Co-chairperson of the pro-Kurdish Peoples’ Democratic Party (HDP) Selahattin Demirtaş has claimed dozens of deputies, mostly from the ranks of the Justice and Development Party (AKP) government, knew about a military coup attempt that was staged unsuccessfully on July 15.
“Some 80 to 90 deputies had prior knowledge of the coup attempt. Most of them were from the AKP. They aren’t admitting this now fearing the eruption of a political crisis. I am calling on them to reveal who was aware of the coup plans and who would be appointed prime minister [if the coup had succeeded],” Demirtaş said at his party’s parliamentary group meeting on Tuesday.
Turkey experienced a military coup attempt on July 15 that killed over 240 people and wounded more than a thousand others. President Recep Tayyip Erdoğan said he first heard about the coup attempt from his brother-in-law on July 15.

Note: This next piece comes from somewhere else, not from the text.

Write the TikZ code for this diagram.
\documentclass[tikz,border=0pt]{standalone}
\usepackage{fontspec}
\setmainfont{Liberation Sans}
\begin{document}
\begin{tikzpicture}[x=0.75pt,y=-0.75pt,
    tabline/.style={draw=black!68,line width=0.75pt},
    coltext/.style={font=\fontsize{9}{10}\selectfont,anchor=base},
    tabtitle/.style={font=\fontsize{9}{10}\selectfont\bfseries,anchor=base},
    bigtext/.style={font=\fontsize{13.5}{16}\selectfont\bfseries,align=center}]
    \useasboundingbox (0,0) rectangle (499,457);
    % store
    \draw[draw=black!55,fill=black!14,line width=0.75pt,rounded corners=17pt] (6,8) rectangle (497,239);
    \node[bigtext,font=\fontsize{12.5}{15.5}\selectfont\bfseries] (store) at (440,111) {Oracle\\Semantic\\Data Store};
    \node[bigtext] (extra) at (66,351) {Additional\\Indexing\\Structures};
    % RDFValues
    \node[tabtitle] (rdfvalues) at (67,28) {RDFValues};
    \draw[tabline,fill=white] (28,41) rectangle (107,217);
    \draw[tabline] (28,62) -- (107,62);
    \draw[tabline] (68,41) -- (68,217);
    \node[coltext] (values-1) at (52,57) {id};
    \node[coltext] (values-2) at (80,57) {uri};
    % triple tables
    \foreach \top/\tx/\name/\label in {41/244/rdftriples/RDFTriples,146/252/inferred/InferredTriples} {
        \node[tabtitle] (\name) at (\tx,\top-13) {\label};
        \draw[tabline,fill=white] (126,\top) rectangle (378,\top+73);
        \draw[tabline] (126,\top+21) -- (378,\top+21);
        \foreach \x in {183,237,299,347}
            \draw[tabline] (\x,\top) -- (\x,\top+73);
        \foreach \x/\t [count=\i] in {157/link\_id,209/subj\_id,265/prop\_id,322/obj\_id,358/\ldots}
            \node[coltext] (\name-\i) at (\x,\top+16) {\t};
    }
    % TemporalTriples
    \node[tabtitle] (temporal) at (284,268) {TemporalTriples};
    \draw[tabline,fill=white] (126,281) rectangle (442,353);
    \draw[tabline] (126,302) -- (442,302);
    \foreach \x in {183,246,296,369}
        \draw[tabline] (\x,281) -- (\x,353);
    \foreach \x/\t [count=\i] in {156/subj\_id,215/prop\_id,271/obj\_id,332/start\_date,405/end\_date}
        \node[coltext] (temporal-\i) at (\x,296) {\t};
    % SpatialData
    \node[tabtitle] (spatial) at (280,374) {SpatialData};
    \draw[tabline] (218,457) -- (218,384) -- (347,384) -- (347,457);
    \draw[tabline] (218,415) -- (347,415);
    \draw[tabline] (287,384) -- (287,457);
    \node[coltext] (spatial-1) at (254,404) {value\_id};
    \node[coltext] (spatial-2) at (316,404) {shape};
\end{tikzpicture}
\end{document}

Demirtaş said the political element of the coup attempt needs to be exposed.
“How many AKP deputies are pro-coup? Why don’t you reveal this?” he asked
Immediately after the putsch, the AKP government along with President Erdoğan pinned the blame on the Gülen movement despite the lack of any evidence to that effect.

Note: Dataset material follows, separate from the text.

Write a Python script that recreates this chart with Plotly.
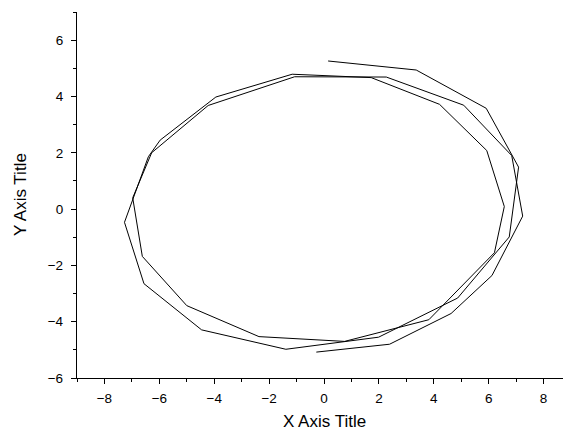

Although the Gülen movement strongly denies having any role in the putsch, the government accuses it of having masterminded the foiled coup.
Turkish Islamic scholar Fethullah Gülen, who inspired the movement, called for an international investigation into the coup attempt, but President Erdoğan — calling the coup attempt “a gift from God” — and the government initiated a widespread purge aimed at cleansing sympathizers of the movement from within state institutions, dehumanizing its popular figures and putting them in custody.
More than 100,000 people have been purged from state bodies, over 70,000 detained and 34,000 arrested since the coup attempt. Arrestees include journalists, judges, prosecutors, police and military officers, academics, governors and even a comedian.